Frederick Hogarth
George, Esq., Maryland and Berwick
Sat Aug 6, 2016 7:27pm

Hello again, Audrey,

I had thought there may be a faint chance that your George might have left Maryland at the date of his death, and that someone later confused the facts. Our George definitely "settled" in America and died in Berwick.

In 18th and 19th century society (as also at other times but with perhaps less discipline) class distinctions were upheld fairly rigidly. The term 'gentleman' was used to describe all in the upper class but, confusingly, it described also the lowest rank of the upper class.
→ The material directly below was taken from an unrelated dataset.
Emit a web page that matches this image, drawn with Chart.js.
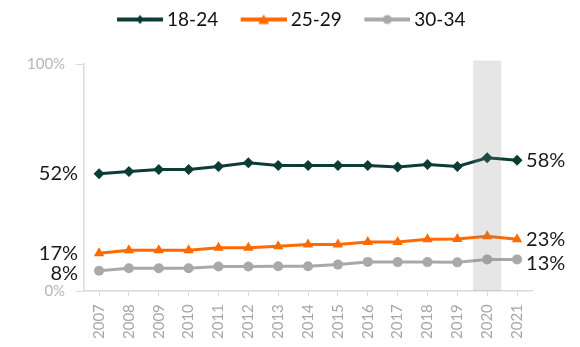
<!DOCTYPE html>
<html>
<head>
<meta charset="utf-8">
<script src="https://cdn.jsdelivr.net/npm/chart.js@4"></script>
<style>
  html, body { margin: 0; padding: 0; background: #fff; }
  #wrap { width: 580px; height: 347px; }
</style>
</head>
<body>
<div id="wrap"><canvas id="chart"></canvas></div>
<script>
// values
const years = ['2007','2008','2009','2010','2011','2012','2013','2014','2015','2016','2017','2018','2019','2020','2021'];
const age1824 = [51.7, 52.7, 53.6, 53.6, 54.9, 56.5, 55.3, 55.3, 55.3, 55.3, 54.7, 55.8, 54.9, 58.7, 57.6];
const age2529 = [16.7, 18.0, 18.0, 18.0, 19.1, 19.1, 19.8, 20.6, 20.6, 21.7, 21.7, 22.9, 23.0, 24.2, 22.9];
const age3034 = [9.0, 10.1, 10.1, 10.1, 10.9, 10.9, 11.0, 11.0, 11.7, 12.9, 12.8, 12.8, 12.7, 14.0, 14.0];
const startLabels = ['52%', '17%', '8%'];
const endLabels = ['58%', '23%', '13%'];
const shadedYear = '2020';
const shade = years.map(y => y === shadedYear ? 101.5 : null);

const GREEN = '#0b3c35', ORANGE = '#ff6a00', GREY = '#a9a9a9';
const FONT = 'Lato, "Open Sans", sans-serif';

// legend swatch: short line with the marker in the middle
function swatch(color, style) {
  const c = document.createElement('canvas');
  c.width = 64; c.height = 16;
  const g = c.getContext('2d');
  g.strokeStyle = color; g.fillStyle = color; g.lineWidth = 4;
  g.beginPath(); g.moveTo(18, 8); g.lineTo(64, 8); g.stroke();
  const cx = 41, cy = 8;
  g.beginPath();
  if (style === 'diamond') { g.moveTo(cx, cy-4.5); g.lineTo(cx+4, cy); g.lineTo(cx, cy+4.5); g.lineTo(cx-4, cy); }
  else if (style === 'triangle') { g.moveTo(cx, cy-5); g.lineTo(cx+5.5, cy+4.5); g.lineTo(cx-5.5, cy+4.5); }
  else { g.arc(cx, cy, 4.5, 0, Math.PI*2); }
  g.closePath(); g.fill();
  return c;
}

// first/last value labels beside the lines
const endLabelPlugin = {
  id: 'endLabels',
  afterDatasetsDraw(chart) {
    const ctx = chart.ctx;
    const nudge = [0, 0, 3];
    ctx.save();
    ctx.font = '20px ' + FONT;
    ctx.fillStyle = '#1a1a1a';
    ctx.textBaseline = 'middle';
    [0, 1, 2].forEach(i => {
      const pts = chart.getDatasetMeta(i).data;
      const first = pts[0], last = pts[pts.length - 1];
      ctx.textAlign = 'right';
      ctx.fillText(startLabels[i], first.x - 21, first.y + nudge[i]);
      ctx.textAlign = 'left';
      ctx.fillText(endLabels[i], last.x + 9, last.y + (i === 2 ? 4 : 0));
    });
    ctx.restore();
  }
};

// push the plot down below the legend, and centre the legend on the canvas
const legendGap = {
  id: 'legendGap',
  beforeInit(chart) {
    const fit = chart.legend.fit;
    chart.legend.fit = function () { fit.call(this); this.height += 25; };
  },
  afterLayout(chart) {
    chart.legend.left += 11;
    chart.legend.right += 11;
  }
};

const swatches = [swatch(GREEN, 'diamond'), swatch(ORANGE, 'triangle'), swatch(GREY, 'circle')];

new Chart(document.getElementById('chart'), {
  data: {
    labels: years,
    datasets: [
      { type: 'line', label: '18-24', data: age1824, order: 1, borderColor: GREEN, backgroundColor: GREEN,
        borderWidth: 3, pointStyle: 'rectRot', pointRadius: 5.5, pointBorderWidth: 0, tension: 0 },
      { type: 'line', label: '25-29', data: age2529, order: 2, borderColor: ORANGE, backgroundColor: ORANGE,
        borderWidth: 3, pointStyle: 'triangle', pointRadius: 6, pointBorderWidth: 0, tension: 0 },
      { type: 'line', label: '30-34', data: age3034, order: 3, borderColor: GREY, backgroundColor: GREY,
        borderWidth: 3, pointStyle: 'circle', pointRadius: 5, pointBorderWidth: 0, tension: 0 },
      { type: 'bar', label: '', data: shade, order: 0, backgroundColor: 'rgba(128,128,128,0.2)',
        barPercentage: 0.94, categoryPercentage: 1, clip: false }
    ]
  },
  options: {
    responsive: true,
    maintainAspectRatio: false,
    animation: false,
    layout: { padding: { top: 0, left: 16, right: 48, bottom: 0 } },
    plugins: {
      tooltip: { enabled: false },
      legend: {
        position: 'top',
        labels: {
          usePointStyle: true,
          pointStyleWidth: 53,
          padding: 10,
          color: '#111',
          font: { family: FONT, size: 19 },
          generateLabels: chart => [0, 1, 2].map(i => ({
            text: chart.data.datasets[i].label,
            pointStyle: swatches[i],
            datasetIndex: i,
            hidden: false,
            lineWidth: 0,
            fontColor: '#111'
          }))
        }
      }
    },
    scales: {
      x: {
        offset: true,
        grid: { drawOnChartArea: false, offset: false, tickLength: 5, color: '#d9d9d9' },
        border: { color: '#d9d9d9', width: 1.5 },
        ticks: { color: '#a6a6a6', font: { family: FONT, size: 15 }, minRotation: 90, maxRotation: 90, padding: 8, autoSkip: false }
      },
      y: {
        min: 0, max: 100,
        grid: { drawOnChartArea: false, tickLength: 8, color: '#d9d9d9' },
        border: { color: '#d9d9d9', width: 1.5 },
        ticks: { stepSize: 100, color: '#b5b5b5', font: { family: FONT, size: 15 }, padding: 11, callback: v => v + '%' }
      }
    }
  },
  plugins: [endLabelPlugin, legendGap]
});
</script>
</body>
</html>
The next rank upwards was esquire and this denoted a gentleman who was slightly superior in lineage or property. His armorial achievement, commonly but loosely called his 'coat of arms', would feature a helmet garnished in gold to distinguish him from a mere gentleman with a plain helmet. An officer of the lowest rank in the Royal Navy and in the Army would rank as a Gentleman, but would rise to Esquire on promotion respectively up to First Lieutenant or Captain (and in the RAF today to Flight Lieutenant). Note that a Captain in the Royal Navy is equivalent to an Army Colonel. In the USA today, I am told, on the eastern side of the country the term Esquire is added as a post-nominal to the surnames of lawyers, but I doubt this was true ca 1820. Although it would not be said that in the UK a child inherited the rank "by blood", it is nevertheless true that a child would inherit the standing of 'gentle' from the parents, and that this would not be so if one of the parents had married out of his/her class. (Many Victorian novels relied on this for their plots.)

    • George, ESQ (MD)audrey19106, Sun Aug 7 1:57pm
      Thank you! This has been very helpful.